2. Unconstitutional Export Tax
Article I, Section 10, Clause 2 of the U.S. Constitution contains a very strong ban on the imposition of any tax or charge on exports. The ban is equally applicable to the States and the Federal government, and it is very broad in scope. This clause was the basis of the Supreme Court’s 1998 decision in United States Shoe Corp. v. United States, 523 U.S. 360 (1998), which struck down as unconstitutional the Harbor Maintenance Tax as opposed to exports.
The only circumstance where a charge may constitutionally be placed on exports is if the charge is a proportional “user fee” for a defined service. There is no indication that the drawback restriction is imposed for any such purpose, and it is imposed discriminatorily, on steel and aluminum goods, and products made from same.
The argument would be that the denial of drawback operates as a “tax” on exports which would not otherwise exist.
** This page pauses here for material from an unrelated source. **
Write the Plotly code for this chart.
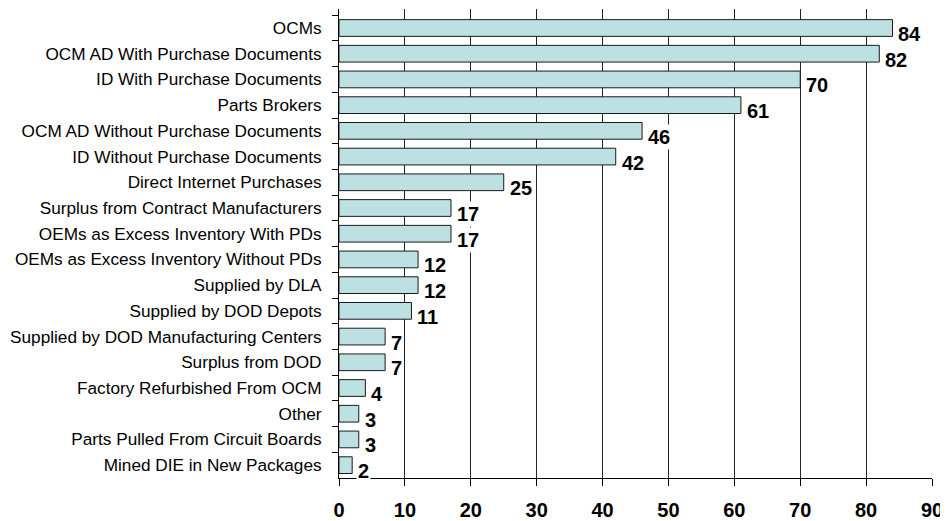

If the drawback denial could be so characterized, our judgment is that this is a potentially strong argument on which to challenge the drawback denial in the proclamation.
3. Procedural Violation
While Courts are reluctant to review the merits of Presidential action where the President has been given discretion, they will review whether delegated Presidential authority has been exercised in accordance with statutory procedural requirements.
In this regard, we note that Section 232 requires that remedial action take effect no later than 15 days after the President determines to take the action in question. In this case, the President’s determination was made on March 8, and nothing was said in respect of drawback until April 15 – well more than 15 days later. The supposed “retroactive” application of the ban is a construct of CBP, not the President. The drawback restriction would appear to be infirm on procedural grounds.
The longer the steel and aluminum tariffs remain in place, and imported steel and aluminum products are used in export production the more likely that this controversy will be landing in the courts in the foreseeable future.